## Provided data
▽
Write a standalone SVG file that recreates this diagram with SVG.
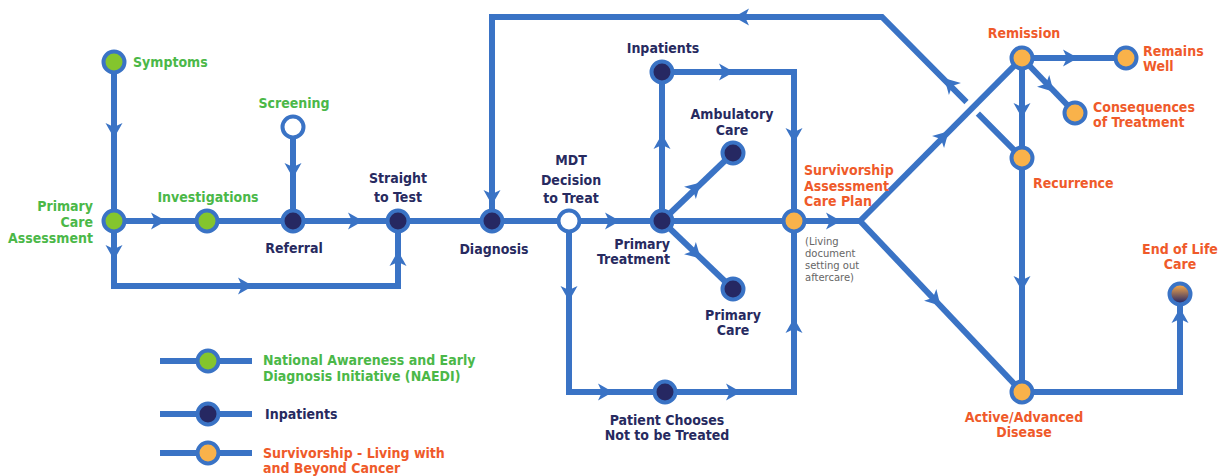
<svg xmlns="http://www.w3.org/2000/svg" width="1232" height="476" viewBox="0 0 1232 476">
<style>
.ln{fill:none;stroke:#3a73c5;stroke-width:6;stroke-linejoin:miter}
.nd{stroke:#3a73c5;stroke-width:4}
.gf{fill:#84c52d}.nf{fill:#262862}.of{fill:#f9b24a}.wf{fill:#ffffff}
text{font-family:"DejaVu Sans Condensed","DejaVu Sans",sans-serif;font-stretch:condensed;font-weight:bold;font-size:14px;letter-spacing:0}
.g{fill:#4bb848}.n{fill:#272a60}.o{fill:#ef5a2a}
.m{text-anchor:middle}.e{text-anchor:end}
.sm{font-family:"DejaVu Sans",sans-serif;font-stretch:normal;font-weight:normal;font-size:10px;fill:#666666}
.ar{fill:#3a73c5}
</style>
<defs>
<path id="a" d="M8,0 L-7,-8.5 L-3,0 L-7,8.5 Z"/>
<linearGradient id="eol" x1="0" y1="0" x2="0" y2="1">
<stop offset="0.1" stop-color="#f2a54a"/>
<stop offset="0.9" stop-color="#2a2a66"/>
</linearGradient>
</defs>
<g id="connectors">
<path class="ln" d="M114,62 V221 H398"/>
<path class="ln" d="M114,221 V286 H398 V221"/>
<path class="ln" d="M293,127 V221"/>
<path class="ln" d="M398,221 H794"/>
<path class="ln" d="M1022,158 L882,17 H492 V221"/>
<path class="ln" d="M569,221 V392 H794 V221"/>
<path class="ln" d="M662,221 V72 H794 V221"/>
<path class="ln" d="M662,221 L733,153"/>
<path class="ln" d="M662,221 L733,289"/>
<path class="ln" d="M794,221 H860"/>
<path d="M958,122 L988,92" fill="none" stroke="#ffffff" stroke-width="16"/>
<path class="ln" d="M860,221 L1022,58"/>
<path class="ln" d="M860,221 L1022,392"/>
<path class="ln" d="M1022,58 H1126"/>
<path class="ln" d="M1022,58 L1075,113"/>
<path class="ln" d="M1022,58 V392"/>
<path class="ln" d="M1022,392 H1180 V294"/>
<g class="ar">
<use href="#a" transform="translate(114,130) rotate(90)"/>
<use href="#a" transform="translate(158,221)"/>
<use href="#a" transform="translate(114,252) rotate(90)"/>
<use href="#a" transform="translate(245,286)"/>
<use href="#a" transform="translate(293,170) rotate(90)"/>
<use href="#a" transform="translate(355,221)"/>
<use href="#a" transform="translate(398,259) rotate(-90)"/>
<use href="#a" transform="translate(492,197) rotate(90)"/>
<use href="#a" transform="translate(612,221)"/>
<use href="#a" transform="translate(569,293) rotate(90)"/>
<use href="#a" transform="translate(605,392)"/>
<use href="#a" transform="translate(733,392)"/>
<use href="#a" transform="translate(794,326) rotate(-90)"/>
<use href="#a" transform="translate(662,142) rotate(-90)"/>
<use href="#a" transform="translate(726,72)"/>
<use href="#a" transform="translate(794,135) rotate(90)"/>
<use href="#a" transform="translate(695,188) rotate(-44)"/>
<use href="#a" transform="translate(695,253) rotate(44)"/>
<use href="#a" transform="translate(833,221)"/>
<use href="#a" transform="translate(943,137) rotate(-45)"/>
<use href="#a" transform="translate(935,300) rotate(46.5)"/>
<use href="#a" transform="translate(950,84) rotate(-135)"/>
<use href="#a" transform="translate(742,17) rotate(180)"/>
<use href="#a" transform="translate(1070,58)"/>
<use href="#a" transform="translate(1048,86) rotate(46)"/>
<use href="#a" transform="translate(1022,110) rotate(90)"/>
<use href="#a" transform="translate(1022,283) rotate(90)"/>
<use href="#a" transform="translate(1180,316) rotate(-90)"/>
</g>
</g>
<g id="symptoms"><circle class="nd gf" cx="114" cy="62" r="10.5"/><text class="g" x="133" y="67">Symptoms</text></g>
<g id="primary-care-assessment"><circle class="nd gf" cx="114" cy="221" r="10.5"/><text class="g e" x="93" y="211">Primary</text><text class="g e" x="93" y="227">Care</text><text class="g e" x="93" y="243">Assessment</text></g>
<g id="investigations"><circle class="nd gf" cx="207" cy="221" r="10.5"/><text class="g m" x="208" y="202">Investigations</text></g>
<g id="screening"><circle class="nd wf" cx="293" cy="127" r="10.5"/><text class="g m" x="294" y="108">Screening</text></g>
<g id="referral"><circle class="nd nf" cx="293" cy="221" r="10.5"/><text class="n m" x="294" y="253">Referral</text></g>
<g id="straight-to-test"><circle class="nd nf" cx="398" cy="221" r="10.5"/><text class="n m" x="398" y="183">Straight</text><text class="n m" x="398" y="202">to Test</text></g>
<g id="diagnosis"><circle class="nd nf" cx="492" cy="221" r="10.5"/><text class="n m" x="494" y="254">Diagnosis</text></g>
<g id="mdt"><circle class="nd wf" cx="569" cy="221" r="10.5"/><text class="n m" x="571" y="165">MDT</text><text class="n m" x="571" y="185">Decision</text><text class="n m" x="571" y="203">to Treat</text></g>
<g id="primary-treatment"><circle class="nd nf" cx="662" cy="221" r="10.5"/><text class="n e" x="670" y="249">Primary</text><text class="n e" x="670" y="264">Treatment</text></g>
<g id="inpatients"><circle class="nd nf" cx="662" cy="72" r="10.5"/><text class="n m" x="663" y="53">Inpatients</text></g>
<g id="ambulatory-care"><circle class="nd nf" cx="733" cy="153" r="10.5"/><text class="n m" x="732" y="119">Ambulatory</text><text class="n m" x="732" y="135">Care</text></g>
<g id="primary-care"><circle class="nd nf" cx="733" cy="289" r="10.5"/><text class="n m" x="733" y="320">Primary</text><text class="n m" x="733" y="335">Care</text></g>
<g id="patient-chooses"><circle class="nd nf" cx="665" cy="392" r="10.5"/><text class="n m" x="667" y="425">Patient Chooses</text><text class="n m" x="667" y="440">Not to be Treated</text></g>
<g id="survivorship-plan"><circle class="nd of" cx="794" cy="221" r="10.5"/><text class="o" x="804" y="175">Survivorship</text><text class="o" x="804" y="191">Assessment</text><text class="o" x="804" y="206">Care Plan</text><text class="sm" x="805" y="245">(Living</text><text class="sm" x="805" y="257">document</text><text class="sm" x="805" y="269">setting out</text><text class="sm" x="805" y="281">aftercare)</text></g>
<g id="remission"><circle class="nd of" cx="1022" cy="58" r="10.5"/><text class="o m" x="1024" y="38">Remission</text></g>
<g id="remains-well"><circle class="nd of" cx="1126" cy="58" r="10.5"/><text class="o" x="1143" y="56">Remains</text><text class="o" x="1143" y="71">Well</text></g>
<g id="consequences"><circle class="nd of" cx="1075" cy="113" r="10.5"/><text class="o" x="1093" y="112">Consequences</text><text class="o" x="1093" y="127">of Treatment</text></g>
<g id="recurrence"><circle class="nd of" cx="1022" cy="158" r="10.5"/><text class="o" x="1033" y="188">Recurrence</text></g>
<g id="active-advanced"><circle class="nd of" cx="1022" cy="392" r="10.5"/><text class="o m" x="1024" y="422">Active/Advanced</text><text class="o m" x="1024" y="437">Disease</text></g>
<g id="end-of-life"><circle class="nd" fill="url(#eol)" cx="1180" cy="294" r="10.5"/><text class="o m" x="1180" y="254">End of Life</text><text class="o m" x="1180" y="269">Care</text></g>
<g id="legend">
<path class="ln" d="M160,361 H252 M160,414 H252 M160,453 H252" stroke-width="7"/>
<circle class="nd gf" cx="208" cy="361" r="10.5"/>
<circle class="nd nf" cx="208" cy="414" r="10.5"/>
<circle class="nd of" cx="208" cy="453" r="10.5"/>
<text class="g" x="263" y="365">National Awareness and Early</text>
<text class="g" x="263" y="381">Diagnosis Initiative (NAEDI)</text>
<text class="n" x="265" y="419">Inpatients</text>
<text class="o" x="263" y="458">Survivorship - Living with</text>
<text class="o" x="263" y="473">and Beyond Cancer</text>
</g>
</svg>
△
## Requirements
Copy each line of the data that contains the word "with".

## Answer below
Write a standalone SVG file that recreates this diagram with SVG.
<text class="o" x="263" y="458">Survivorship - Living with</text>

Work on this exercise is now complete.